Remember that time there was about to be two movies coming out in the same year, that were both going to have Quicksilver in them. In the run-up to both film releases, there was a lot of anticipation. It was a great comic moment. Marvel had yet to falter, and Fox had done nothing but disappoint us (except with X-Men First Class).
When Fox released X-Men Days of Future Past, most people walked into the theaters expecting a disaster. They assumed that Marvel’s Quicksilver would end up being the victor in this battle. Little did they know that Bryan Singer had a trump card. When we sat in that theater and the Magneto Breakout scene began, there were a few chuckles. Then the slow-motion scene started, set perfectly to Jim Croce’s Time in a Bottle, and we all just gasped. The scene was perfect. Gone were the criticisms about Quicksilver’s costume, which was actually fitting. This WAS the Quicksilver that we all wanted. Check out the scene below:
Marvel had a big act to follow, and many (including me) expected them to blow Evan Peter’s version away. Unfortunately, that never happened. Marvel’s Quicksilver was an unrealized character, whose death was uneventful. Then there was the situation with the bad accent. It was a miscue that most blamed Joss Whedon for. I think that Joss is too good of a director to overlook this, and too competitive to not try to make his version of the speedster better than Fox’s. I blame studio intervention, but that is a discussion for another article.

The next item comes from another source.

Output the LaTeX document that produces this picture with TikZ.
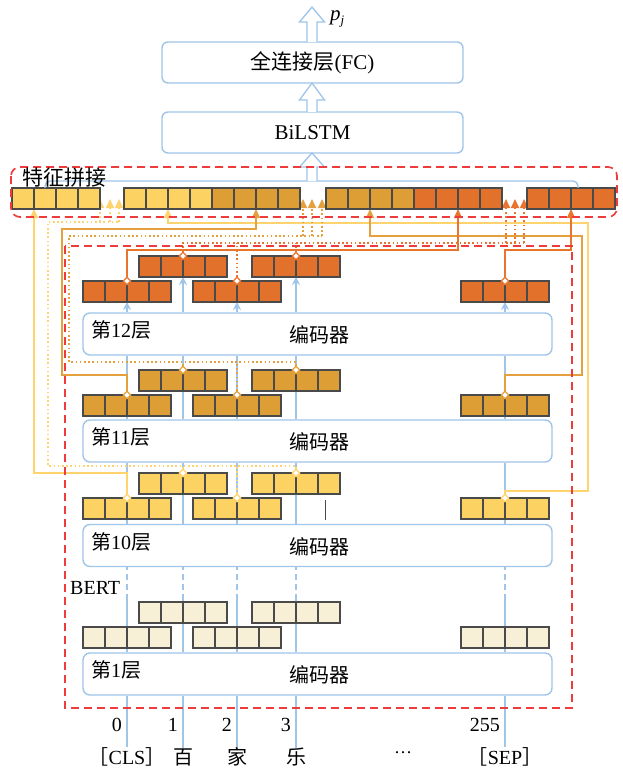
\documentclass[tikz,border=0pt]{standalone}
\usepackage{fontspec}
\setmainfont{Liberation Serif}
\newfontfamily\cjk{Noto Sans CJK SC}
\usetikzlibrary{arrows.meta,shapes.geometric}
\definecolor{cY}{HTML}{FCD262}
\definecolor{cG}{HTML}{DD9E36}
\definecolor{cO}{HTML}{E2712B}
\definecolor{cC}{HTML}{F7EFD6}
\definecolor{lY}{HTML}{FFD36E}
\definecolor{lG}{HTML}{E3A03C}
\definecolor{lO}{HTML}{E8742E}
\definecolor{bl}{HTML}{9FC5E8}
\definecolor{rd}{HTML}{EE3B3B}
\definecolor{cb}{HTML}{4A4A4A}
\pgfdeclarelayer{bg}\pgfdeclarelayer{mid}\pgfsetlayers{bg,mid,main}
\newcommand\blk[4]{\foreach \clr [count=\i from 0] in {#4} {\node[cell,fill=\clr] (#1-\i) at ({#2+22*\i},#3) {};}}
\newcommand\lay[3]{%
 \blk{b#1-1}{139}{#2}{#3,#3,#3,#3}
 \blk{b#1-3}{252}{#2}{#3,#3,#3,#3}
 \blk{b#1-0}{83}{#2+25}{#3,#3,#3,#3}
 \blk{b#1-2}{193}{#2+25}{#3,#3,#3,#3}
 \blk{b#1-s}{461}{#2+25}{#3,#3,#3,#3}}
\newcommand\harrow[4]{\filldraw[draw=bl,fill=white,line width=1.3pt] ({#1-5},#2) -- ({#1-5},#3) -- ({#1-12.5},#3) -- (#1,#4) -- ({#1+12.5},#3) -- ({#1+5},#3) -- ({#1+5},#2);}
\begin{document}
\begin{tikzpicture}[x=1pt,y=-1pt,
 cell/.style={draw=cb,line width=1.2pt,minimum width=22pt,minimum height=21pt,inner sep=0pt,outer sep=0pt,anchor=north west},
 enc/.style={draw=bl,line width=1.4pt,rounded corners=7pt,minimum width=469pt,minimum height=42pt,inner sep=0pt},
 topbox/.style={draw=bl,line width=1.4pt,rounded corners=6pt,minimum width=301pt,minimum height=41pt,inner sep=0pt,font=\fontsize{21}{24}\selectfont},
 txt/.style={font=\fontsize{20}{24}\selectfont,inner sep=0pt},
 tap/.style={diamond,draw,fill=white,line width=1.3pt,inner sep=0pt,minimum width=8pt,minimum height=8pt},
 link/.style={line width=1.5pt},
 dotl/.style={line width=1.6pt,dash pattern=on 1.6pt off 2.6pt},
 tipA/.style={-{Triangle[width=8pt,length=9pt]}},
 bline/.style={draw=bl,line width=1.4pt},
 redbox/.style={draw=rd,line width=1.7pt,dash pattern=on 8pt off 5pt}]
\useasboundingbox (0,0) rectangle (622,770);
% top boxes
\node[topbox] (fc) at (312.5,62.5) {{\cjk 全连接层}(FC)};
\node[topbox] (bi) at (312.5,132.5) {BiLSTM};
\node[font=\fontsize{21}{24}\selectfont,inner sep=0pt,anchor=west] (pj) at (330,19) {\itshape p\raisebox{-0.35ex}{\fontsize{13}{14}\selectfont j}};
% concatenation row
\blk{cat1}{12}{188}{cY,cY,cY,cY}
\blk{cat2}{124}{188}{cY,cY,cY,cY,cG,cG,cG,cG}
\blk{cat3}{326}{188}{cG,cG,cG,cG,cO,cO,cO,cO}
\blk{cat4}{527}{188}{cO,cO,cO,cO}
\coordinate (bR) at (578,188);
\draw[bline,rounded corners=5pt] (cat1-1.north) |- (bR |- 0,181) -- (bR);
\harrow{312}{42}{22}{7}
\harrow{312}{112}{100}{83}
\harrow{312}{181}{167}{153}
\draw[redbox,rounded corners=9pt] (11,167) rectangle (617,217);
\node[txt,anchor=west,font=\fontsize{21}{24}\selectfont] (tz) at (22,178) {\cjk 特征拼接};
% BERT
\draw[redbox] (65,246) rectangle (572,708);
\node[txt,anchor=west] (bert) at (70,588) {BERT};
% encoders
\node[enc] (e12) at (317.5,334) {};
\node[enc] (e11) at (317.5,441) {};
\node[enc] (e10) at (317.5,545.5) {};
\node[enc] (e1) at (317.5,674) {};
\node[txt,anchor=west] at (91,330) {{\cjk 第}12{\cjk 层}};
\node[txt,anchor=west] at (91,437) {{\cjk 第}11{\cjk 层}};
\node[txt,anchor=west] at (91,542) {{\cjk 第}10{\cjk 层}};
\node[txt,anchor=west] at (91,670) {{\cjk 第}1{\cjk 层}};
\foreach \yy in {335,442,547,675} \node[txt] at (319,\yy) {\cjk 编码器};
% blocks
\lay{12}{256}{cO}
\lay{11}{370}{cG}
\lay{10}{473}{cY}
\lay{1}{602}{cC}
\draw[cb,line width=1pt] (325,500) -- (325,520);
% tokens and indices
\node[txt] (tk0) at (127,757) {{\cjk ［}CLS{\cjk ］}};
\node[txt] (tk1) at (183,757) {\cjk 百};
\node[txt] (tk2) at (237,757) {\cjk 家};
\node[txt] (tk3) at (296,757) {\cjk 乐};
\node[inner sep=0pt,font=\fontsize{18}{20}\selectfont] (tkd) at (403,753) {…};
\node[txt] (tks) at (505,757) {{\cjk ［}SEP{\cjk ］}};
\node[txt,anchor=east] (n0) at (122,725) {0};
\node[txt,anchor=east] (n1) at (178,725) {1};
\node[txt,anchor=east] (n2) at (232,725) {2};
\node[txt,anchor=east] (n3) at (291,725) {3};
\node[txt,anchor=east] (ns) at (500,725) {255};
% blue token lines
\coordinate (yd) at (0,600);
\begin{pgfonlayer}{bg}
\foreach \k in {0,1,2,3,s} {
 \draw[bline] (tk\k.north) -- (tk\k.north |- e1.south);
 \draw[bline] (e1.north -| tk\k) -- (tk\k |- yd);
 \draw[bline,dash pattern=on 6pt off 4pt] (tk\k |- yd) -- (e10.south -| tk\k);
 \draw[bline] (e10.north -| tk\k) -- (e11.south -| tk\k);
 \draw[bline] (e11.north -| tk\k) -- (e12.south -| tk\k);
 \draw[bline,-{Stealth[length=8pt,width=8pt]}] (e12.north -| tk\k) -- (b12-\k-1.south east);
}
\end{pgfonlayer}
% taps
\foreach \k in {0,1,2,3,s} {
 \node[tap,draw=lO] (t12-\k) at (b12-\k-1.north east) {};
 \node[tap,draw=lG] (t11-\k) at (b11-\k-1.north east) {};
 \node[tap,draw=lY] (t10-\k) at (b10-\k-1.north east) {};
}
% levels
\coordinate (hY1) at (0,473); \coordinate (hY2) at (0,491); \coordinate (hY3) at (0,223); \coordinate (vY) at (588,0);
\coordinate (hG1) at (0,375); \coordinate (hG2) at (0,229); \coordinate (hG3) at (0,236);
\coordinate (vG1) at (62,0); \coordinate (vG2) at (582,0);
\coordinate (hO1) at (0,250);
\coordinate (hYd1) at (0,466); \coordinate (hYd2) at (0,222); \coordinate (vYd) at (48,0);
\coordinate (hGd1) at (0,362); \coordinate (hGd2) at (0,236); \coordinate (vGd) at (69,0);
\coordinate (hOd) at (0,243);
\coordinate (aY1) at (100,199); \coordinate (aY2) at (110,199); \coordinate (aY3) at (119,199);
\coordinate (aG1) at (303,199); \coordinate (aG2) at (312,199); \coordinate (aG3) at (322,199);
\coordinate (aO1) at (506,199); \coordinate (aO2) at (515,199); \coordinate (aO3) at (524,199);
\begin{pgfonlayer}{mid}
% solid feeds
\draw[link,draw=lY,tipA] (t10-0.center) -- (t10-0.center |- hY1) -| (cat1-0.south east);
\draw[link,draw=lY,tipA] (t10-s.center) -- (t10-s.center |- hY2) -| (vY |- hY3) -| (cat2-1.south east);
\draw[link,draw=lG,tipA] (t11-0.center) -- (t11-0.center |- hG1) -| (vG1 |- hG2) -| (cat2-5.south east);
\draw[link,draw=lG,tipA] (t11-s.center) -- (t11-s.center |- hG1) -| (vG2 |- hG3) -| (cat3-1.south east);
\draw[link,draw=lO,tipA] (t12-0.center) -- (t12-0.center |- hO1) -| (cat3-5.south east);
\draw[link,draw=lO,tipA] (t12-s.center) -- (t12-s.center |- hO1) -| (cat4-1.south east);
% dotted feeds
\draw[dotl,draw=lY] (t10-1.center) -- (t10-1.center |- hYd1);
\draw[dotl,draw=lY] (t10-2.center) -- (t10-2.center |- hYd1);
\draw[dotl,draw=lY] (t10-3.center) -- (t10-3.center |- hYd1) -| (vYd |- hYd2) -- (aY3 |- hYd2);
\foreach \a in {aY1,aY2,aY3} \draw[dotl,draw=lY,tipA] (\a |- hYd2) -- (\a);
\draw[dotl,draw=lG] (t11-1.center) -- (t11-1.center |- hGd1);
\draw[dotl,draw=lG] (t11-2.center) -- (t11-2.center |- hGd1);
\draw[dotl,draw=lG] (t11-3.center) -- (t11-3.center |- hGd1) -| (vGd |- hGd2) -- (aG3 |- hGd2);
\foreach \a in {aG1,aG2,aG3} \draw[dotl,draw=lG,tipA] (\a |- hGd2) -- (\a);
\draw[dotl,draw=lO] (t12-1.center) |- (aO3 |- hOd);
\draw[dotl,draw=lO] (t12-2.center) -- (t12-2.center |- hOd);
\draw[dotl,draw=lO] (t12-3.center) -- (t12-3.center |- hOd);
\foreach \a in {aO1,aO2,aO3} \draw[dotl,draw=lO,tipA] (\a |- hOd) -- (\a);
\end{pgfonlayer}
\end{tikzpicture}
\end{document}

In a recent interview with Yahoo, Evan Peters talked about Marvel’s Quicksilver, and how he wished they hadn’t sacrificed him so soon:
I was devastated by it. I really wanted that to keep going. I thought it was cool. I don’t really know why they killed him off.
I liked what they did with it. It was different. It was a completely different take on it. He had the Russian accent. I mean, they had this swoopy thing with the lines behind, which I thought was really cool, and I don’t know. I thought it was a cool character.
Peters goes on to say that he loved the competition, and that it motivated him, and should have motivated the studios to keep one-upping each other. So much for that scenario. Is there a chance that he gets brought back to life during Avengers Infinity War? It’s definitely a possibility. In the comic book run, a lot of the Marvel heroes were killed, and then brought back to life by the end.